→ Material for this exercise:
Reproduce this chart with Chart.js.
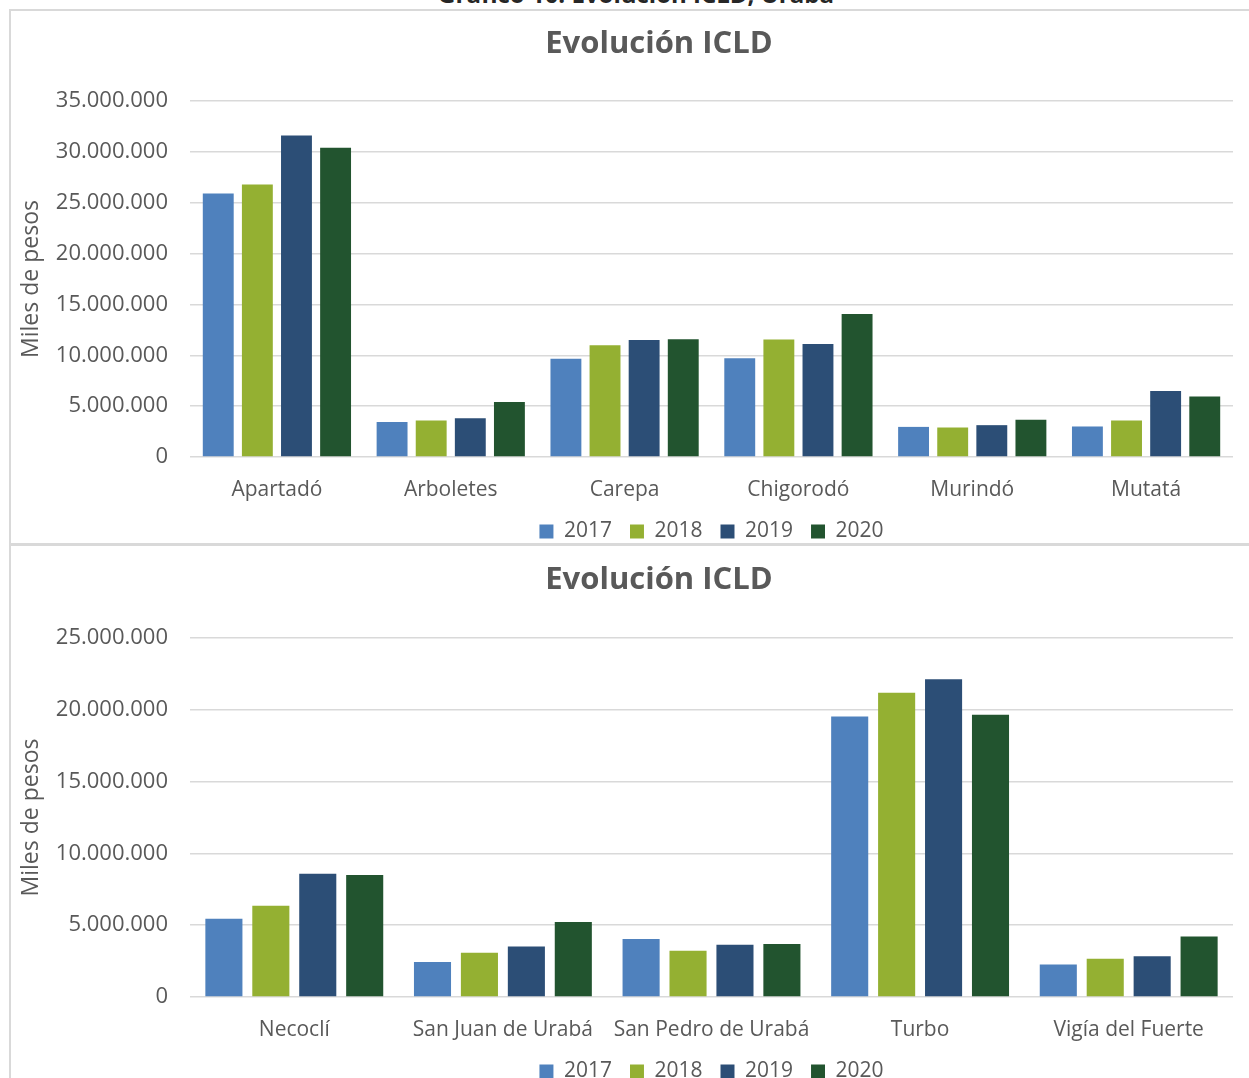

* * *

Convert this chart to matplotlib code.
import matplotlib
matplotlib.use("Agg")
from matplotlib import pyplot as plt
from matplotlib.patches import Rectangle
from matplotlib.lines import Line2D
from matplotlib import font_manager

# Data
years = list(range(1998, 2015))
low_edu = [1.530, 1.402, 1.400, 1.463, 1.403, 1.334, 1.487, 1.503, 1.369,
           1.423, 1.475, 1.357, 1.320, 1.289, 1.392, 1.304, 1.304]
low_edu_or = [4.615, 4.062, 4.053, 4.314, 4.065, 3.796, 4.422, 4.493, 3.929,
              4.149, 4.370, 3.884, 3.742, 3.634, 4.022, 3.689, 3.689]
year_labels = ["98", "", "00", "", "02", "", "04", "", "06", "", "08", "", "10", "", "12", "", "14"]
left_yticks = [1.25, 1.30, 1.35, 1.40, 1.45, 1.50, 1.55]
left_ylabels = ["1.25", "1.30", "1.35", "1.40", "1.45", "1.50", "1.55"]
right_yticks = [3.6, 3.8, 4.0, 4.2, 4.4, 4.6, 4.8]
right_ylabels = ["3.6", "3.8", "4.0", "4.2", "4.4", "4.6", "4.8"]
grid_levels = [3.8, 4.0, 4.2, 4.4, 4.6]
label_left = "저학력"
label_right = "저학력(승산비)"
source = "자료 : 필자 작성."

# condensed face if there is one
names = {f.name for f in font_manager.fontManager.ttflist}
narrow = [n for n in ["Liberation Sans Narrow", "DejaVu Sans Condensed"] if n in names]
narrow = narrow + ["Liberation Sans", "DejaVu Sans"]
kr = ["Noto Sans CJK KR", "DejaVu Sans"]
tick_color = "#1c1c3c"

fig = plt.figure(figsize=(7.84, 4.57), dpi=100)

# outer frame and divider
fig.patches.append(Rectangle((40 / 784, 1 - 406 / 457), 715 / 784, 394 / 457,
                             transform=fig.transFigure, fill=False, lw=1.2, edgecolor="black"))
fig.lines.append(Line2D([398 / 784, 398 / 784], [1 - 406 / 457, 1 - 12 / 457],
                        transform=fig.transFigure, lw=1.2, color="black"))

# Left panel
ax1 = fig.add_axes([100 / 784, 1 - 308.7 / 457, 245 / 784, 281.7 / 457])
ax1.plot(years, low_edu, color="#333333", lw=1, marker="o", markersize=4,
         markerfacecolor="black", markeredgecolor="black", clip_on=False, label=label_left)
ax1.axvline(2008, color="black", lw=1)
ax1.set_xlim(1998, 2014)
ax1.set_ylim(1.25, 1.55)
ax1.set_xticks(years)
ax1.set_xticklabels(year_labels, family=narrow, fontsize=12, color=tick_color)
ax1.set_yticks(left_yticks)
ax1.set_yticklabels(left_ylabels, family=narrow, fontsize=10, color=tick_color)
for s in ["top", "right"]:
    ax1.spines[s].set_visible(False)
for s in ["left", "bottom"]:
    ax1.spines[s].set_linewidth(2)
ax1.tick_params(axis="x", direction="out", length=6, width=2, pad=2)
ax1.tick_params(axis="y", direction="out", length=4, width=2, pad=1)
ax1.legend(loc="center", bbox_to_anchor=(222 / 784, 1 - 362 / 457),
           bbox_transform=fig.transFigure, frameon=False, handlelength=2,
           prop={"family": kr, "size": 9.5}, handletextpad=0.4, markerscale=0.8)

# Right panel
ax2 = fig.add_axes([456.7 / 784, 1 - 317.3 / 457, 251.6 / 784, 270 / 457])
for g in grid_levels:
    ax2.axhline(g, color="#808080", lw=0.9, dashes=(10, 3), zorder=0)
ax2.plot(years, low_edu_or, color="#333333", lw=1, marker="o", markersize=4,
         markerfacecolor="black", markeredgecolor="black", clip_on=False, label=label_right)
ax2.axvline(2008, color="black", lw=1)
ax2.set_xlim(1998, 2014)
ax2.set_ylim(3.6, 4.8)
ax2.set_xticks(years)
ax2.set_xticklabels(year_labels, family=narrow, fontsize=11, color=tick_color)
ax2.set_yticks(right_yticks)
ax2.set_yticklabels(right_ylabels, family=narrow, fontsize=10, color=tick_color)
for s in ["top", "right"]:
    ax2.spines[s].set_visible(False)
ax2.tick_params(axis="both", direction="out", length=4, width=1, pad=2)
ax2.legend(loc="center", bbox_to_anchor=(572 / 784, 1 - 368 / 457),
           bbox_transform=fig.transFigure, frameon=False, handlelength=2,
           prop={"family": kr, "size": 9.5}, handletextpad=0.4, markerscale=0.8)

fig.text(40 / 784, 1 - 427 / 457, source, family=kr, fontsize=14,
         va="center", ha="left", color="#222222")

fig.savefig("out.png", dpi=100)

* * *

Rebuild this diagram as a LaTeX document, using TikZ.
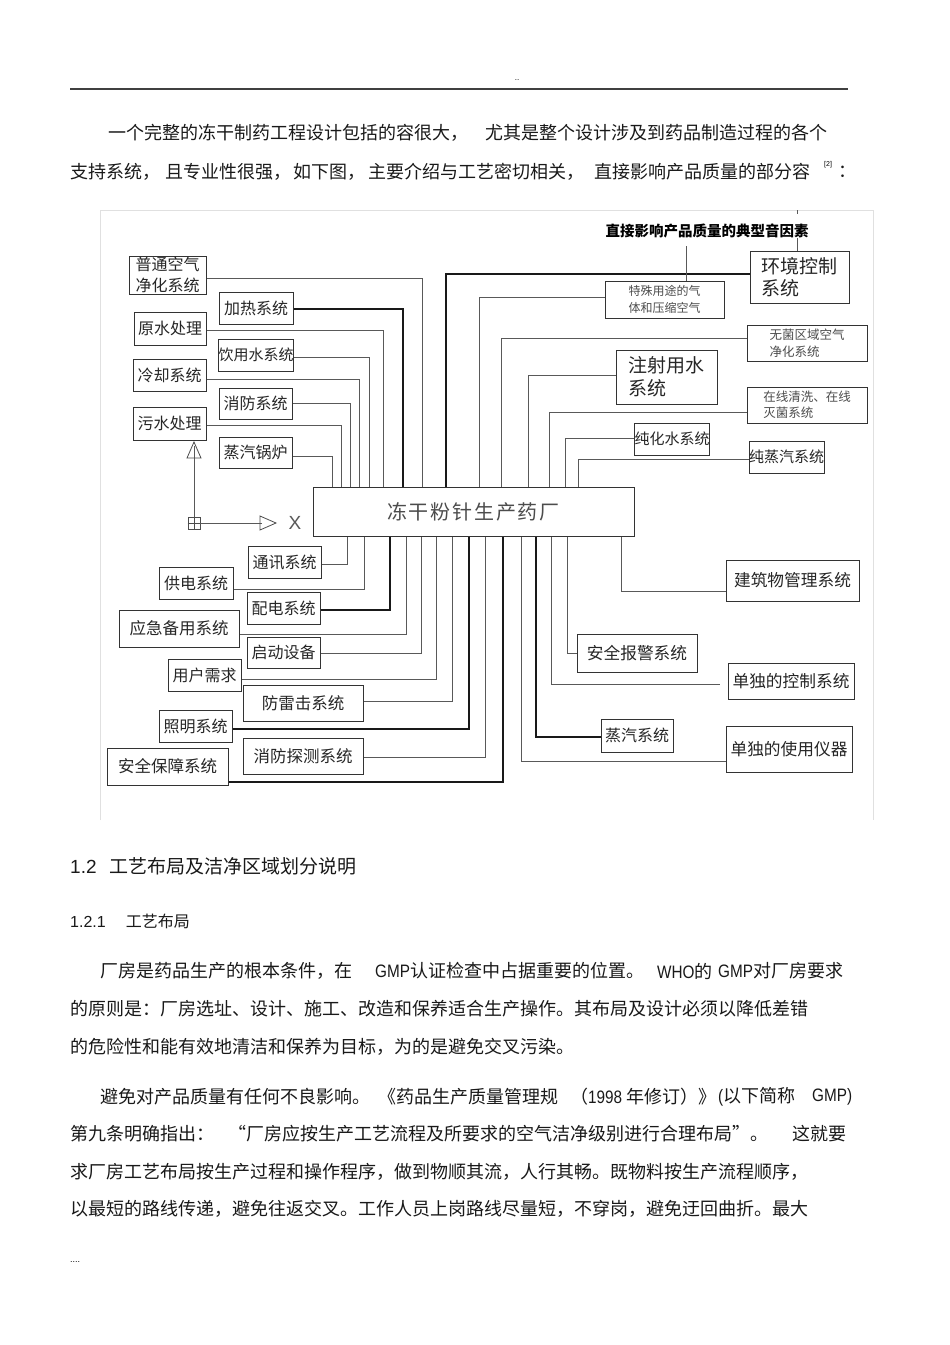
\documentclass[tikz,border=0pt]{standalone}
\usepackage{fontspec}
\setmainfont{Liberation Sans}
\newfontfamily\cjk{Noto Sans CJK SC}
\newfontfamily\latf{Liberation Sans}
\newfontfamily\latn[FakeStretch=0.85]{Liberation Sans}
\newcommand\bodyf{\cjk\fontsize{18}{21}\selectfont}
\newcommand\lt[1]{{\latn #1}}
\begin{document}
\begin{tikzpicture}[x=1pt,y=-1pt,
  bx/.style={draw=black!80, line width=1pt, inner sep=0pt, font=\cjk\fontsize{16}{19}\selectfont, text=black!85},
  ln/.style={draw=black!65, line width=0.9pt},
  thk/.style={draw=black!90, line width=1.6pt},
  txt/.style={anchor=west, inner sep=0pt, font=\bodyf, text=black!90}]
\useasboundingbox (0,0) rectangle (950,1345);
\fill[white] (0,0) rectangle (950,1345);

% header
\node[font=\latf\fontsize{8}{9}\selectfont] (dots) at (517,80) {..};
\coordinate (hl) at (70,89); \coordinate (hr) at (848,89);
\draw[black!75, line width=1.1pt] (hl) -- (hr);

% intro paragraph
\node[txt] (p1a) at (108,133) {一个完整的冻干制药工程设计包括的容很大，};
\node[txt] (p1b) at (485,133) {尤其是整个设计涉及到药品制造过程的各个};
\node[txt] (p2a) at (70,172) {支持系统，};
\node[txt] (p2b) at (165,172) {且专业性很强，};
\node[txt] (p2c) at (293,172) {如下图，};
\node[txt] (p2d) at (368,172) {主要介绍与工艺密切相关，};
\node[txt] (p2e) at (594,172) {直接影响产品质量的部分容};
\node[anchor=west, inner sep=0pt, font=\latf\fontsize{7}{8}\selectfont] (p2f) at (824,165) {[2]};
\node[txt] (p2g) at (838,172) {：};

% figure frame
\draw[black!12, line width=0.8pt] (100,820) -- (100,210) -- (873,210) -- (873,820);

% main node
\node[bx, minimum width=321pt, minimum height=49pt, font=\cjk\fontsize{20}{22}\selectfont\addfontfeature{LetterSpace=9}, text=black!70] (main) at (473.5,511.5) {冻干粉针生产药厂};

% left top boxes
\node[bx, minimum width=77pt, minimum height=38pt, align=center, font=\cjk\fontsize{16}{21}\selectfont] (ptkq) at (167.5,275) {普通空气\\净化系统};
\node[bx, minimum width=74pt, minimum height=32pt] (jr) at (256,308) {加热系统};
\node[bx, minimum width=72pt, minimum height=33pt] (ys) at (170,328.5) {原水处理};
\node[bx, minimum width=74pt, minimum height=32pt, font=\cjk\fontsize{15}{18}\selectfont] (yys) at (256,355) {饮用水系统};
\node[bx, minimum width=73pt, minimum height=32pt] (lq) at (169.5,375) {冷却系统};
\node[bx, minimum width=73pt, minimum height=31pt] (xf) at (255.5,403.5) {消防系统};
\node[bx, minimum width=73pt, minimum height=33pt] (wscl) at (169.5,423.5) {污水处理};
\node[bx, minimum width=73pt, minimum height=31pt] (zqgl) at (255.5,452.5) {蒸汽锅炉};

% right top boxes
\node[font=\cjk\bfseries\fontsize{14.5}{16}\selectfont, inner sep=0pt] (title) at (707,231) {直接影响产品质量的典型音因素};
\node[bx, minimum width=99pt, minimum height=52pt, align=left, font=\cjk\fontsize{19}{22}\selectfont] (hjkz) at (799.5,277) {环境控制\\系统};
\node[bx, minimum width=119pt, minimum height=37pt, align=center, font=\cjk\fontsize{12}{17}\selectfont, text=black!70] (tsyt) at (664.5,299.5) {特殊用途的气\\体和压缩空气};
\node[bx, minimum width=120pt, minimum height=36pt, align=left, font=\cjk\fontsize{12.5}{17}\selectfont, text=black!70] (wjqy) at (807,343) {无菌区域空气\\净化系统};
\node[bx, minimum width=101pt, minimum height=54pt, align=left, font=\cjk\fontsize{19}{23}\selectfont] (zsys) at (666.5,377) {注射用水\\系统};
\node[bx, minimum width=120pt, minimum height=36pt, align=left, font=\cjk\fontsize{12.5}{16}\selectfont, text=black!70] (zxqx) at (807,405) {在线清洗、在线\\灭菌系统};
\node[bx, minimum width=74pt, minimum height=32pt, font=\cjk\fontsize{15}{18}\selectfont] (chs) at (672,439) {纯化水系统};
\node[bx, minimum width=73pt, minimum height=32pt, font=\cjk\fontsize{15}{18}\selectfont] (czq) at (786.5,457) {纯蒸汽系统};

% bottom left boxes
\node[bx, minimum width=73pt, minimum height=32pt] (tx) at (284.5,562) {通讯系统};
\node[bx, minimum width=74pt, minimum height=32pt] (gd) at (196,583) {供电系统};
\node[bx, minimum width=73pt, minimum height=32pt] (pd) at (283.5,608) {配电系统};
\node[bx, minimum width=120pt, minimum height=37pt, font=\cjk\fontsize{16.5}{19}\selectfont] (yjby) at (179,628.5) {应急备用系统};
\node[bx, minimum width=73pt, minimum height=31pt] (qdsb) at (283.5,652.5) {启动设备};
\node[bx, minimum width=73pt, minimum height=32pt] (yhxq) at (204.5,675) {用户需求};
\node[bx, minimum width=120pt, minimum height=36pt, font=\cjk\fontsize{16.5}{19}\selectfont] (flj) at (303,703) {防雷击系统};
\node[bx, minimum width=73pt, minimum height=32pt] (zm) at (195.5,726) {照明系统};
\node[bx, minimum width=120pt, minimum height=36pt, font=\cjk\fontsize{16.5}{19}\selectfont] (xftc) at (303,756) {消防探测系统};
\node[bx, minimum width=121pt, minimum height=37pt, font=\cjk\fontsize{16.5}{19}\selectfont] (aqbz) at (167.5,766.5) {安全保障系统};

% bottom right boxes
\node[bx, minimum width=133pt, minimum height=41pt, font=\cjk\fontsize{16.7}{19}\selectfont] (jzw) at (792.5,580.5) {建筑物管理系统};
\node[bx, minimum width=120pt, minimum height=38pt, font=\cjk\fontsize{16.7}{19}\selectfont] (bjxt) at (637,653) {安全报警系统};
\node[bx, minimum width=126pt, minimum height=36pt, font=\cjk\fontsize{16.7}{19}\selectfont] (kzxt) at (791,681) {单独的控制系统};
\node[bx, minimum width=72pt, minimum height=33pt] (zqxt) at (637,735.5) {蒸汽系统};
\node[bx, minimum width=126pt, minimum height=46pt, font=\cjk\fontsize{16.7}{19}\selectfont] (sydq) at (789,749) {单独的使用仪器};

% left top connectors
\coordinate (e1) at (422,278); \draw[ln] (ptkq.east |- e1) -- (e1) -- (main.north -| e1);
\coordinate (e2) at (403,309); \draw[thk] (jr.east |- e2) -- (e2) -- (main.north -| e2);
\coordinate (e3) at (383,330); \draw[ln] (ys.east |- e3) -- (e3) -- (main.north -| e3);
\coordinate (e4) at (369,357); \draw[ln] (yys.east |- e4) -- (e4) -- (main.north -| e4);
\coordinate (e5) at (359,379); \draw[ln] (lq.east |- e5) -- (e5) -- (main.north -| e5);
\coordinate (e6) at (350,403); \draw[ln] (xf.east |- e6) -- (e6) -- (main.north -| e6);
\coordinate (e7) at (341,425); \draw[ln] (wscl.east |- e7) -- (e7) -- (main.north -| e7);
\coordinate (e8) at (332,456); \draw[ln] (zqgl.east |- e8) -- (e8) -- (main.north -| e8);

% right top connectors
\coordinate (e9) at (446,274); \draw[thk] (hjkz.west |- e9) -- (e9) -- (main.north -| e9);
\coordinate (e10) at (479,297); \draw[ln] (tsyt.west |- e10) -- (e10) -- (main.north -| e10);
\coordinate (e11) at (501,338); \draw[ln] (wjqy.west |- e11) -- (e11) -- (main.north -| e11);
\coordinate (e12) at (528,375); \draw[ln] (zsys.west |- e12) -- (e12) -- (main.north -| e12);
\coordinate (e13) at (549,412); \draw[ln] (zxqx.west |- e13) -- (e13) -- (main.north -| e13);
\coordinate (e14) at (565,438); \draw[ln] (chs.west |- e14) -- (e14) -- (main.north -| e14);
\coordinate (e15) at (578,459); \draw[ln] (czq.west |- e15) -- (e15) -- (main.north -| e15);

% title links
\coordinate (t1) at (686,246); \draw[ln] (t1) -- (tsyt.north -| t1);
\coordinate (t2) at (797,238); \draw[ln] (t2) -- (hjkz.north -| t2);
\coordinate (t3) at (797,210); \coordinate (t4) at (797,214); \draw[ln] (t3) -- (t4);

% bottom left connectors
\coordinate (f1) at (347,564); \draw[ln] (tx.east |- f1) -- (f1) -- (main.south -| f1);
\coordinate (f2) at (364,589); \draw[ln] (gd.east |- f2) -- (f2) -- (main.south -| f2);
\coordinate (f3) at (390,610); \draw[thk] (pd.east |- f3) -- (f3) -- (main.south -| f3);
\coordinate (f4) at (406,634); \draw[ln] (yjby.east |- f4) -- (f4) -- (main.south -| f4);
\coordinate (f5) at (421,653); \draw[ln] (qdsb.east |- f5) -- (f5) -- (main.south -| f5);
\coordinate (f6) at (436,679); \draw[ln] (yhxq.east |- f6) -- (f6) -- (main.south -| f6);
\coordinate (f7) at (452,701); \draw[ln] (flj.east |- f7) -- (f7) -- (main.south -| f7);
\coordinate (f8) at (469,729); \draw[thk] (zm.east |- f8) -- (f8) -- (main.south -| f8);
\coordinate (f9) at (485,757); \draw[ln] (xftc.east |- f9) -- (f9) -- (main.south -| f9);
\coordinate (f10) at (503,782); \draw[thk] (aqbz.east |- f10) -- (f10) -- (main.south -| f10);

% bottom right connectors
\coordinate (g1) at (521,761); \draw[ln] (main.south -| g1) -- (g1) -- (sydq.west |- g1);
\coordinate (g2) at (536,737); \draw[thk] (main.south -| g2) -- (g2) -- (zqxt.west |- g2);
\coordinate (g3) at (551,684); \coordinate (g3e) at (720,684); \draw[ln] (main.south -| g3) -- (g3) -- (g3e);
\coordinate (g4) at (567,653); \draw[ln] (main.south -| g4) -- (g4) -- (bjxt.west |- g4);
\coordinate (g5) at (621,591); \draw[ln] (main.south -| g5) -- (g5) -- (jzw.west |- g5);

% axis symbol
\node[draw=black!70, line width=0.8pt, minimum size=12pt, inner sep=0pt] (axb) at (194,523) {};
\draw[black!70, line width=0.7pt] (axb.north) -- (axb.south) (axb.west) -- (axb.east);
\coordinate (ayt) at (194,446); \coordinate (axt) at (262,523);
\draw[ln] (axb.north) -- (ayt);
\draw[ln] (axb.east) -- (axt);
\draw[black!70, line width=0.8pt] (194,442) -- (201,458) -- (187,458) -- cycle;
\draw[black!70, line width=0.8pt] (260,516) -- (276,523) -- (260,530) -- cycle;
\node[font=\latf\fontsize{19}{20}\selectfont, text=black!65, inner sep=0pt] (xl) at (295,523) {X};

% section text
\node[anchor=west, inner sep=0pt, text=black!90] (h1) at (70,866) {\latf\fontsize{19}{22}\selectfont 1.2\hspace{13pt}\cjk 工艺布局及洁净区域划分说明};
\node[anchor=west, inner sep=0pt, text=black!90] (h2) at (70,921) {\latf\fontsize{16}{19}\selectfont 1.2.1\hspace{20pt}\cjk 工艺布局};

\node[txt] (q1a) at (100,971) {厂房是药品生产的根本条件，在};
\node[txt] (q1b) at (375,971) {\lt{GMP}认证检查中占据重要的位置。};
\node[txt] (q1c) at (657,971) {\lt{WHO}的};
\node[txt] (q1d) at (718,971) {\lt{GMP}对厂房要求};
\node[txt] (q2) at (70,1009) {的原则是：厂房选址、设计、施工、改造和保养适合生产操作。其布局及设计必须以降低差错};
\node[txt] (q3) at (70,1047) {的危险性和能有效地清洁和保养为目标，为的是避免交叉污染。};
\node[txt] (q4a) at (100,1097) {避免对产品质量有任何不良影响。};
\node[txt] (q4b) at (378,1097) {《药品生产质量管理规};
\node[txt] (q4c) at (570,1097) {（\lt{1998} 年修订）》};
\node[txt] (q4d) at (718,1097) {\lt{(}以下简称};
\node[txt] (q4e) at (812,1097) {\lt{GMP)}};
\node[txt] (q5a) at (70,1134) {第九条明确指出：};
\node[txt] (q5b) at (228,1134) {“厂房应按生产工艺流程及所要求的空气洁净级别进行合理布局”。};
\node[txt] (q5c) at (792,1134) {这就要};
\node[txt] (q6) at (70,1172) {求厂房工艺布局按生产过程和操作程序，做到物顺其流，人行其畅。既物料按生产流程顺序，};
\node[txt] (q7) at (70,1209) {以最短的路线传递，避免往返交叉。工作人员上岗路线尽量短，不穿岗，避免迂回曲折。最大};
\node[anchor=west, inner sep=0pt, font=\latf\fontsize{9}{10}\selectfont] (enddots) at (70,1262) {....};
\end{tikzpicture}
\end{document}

→ Goal: In the listing above, find the line containing "Rebuild this diagram" and the line containing "width=1.1pt] (hl) -- (hr);". Print those two lines and every line between them exactly, with no pictures.

→ Answer to the problem:
Rebuild this diagram as a LaTeX document, using TikZ.
\documentclass[tikz,border=0pt]{standalone}
\usepackage{fontspec}
\setmainfont{Liberation Sans}
\newfontfamily\cjk{Noto Sans CJK SC}
\newfontfamily\latf{Liberation Sans}
\newfontfamily\latn[FakeStretch=0.85]{Liberation Sans}
\newcommand\bodyf{\cjk\fontsize{18}{21}\selectfont}
\newcommand\lt[1]{{\latn #1}}
\begin{document}
\begin{tikzpicture}[x=1pt,y=-1pt,
  bx/.style={draw=black!80, line width=1pt, inner sep=0pt, font=\cjk\fontsize{16}{19}\selectfont, text=black!85},
  ln/.style={draw=black!65, line width=0.9pt},
  thk/.style={draw=black!90, line width=1.6pt},
  txt/.style={anchor=west, inner sep=0pt, font=\bodyf, text=black!90}]
\useasboundingbox (0,0) rectangle (950,1345);
\fill[white] (0,0) rectangle (950,1345);

% header
\node[font=\latf\fontsize{8}{9}\selectfont] (dots) at (517,80) {..};
\coordinate (hl) at (70,89); \coordinate (hr) at (848,89);
\draw[black!75, line width=1.1pt] (hl) -- (hr);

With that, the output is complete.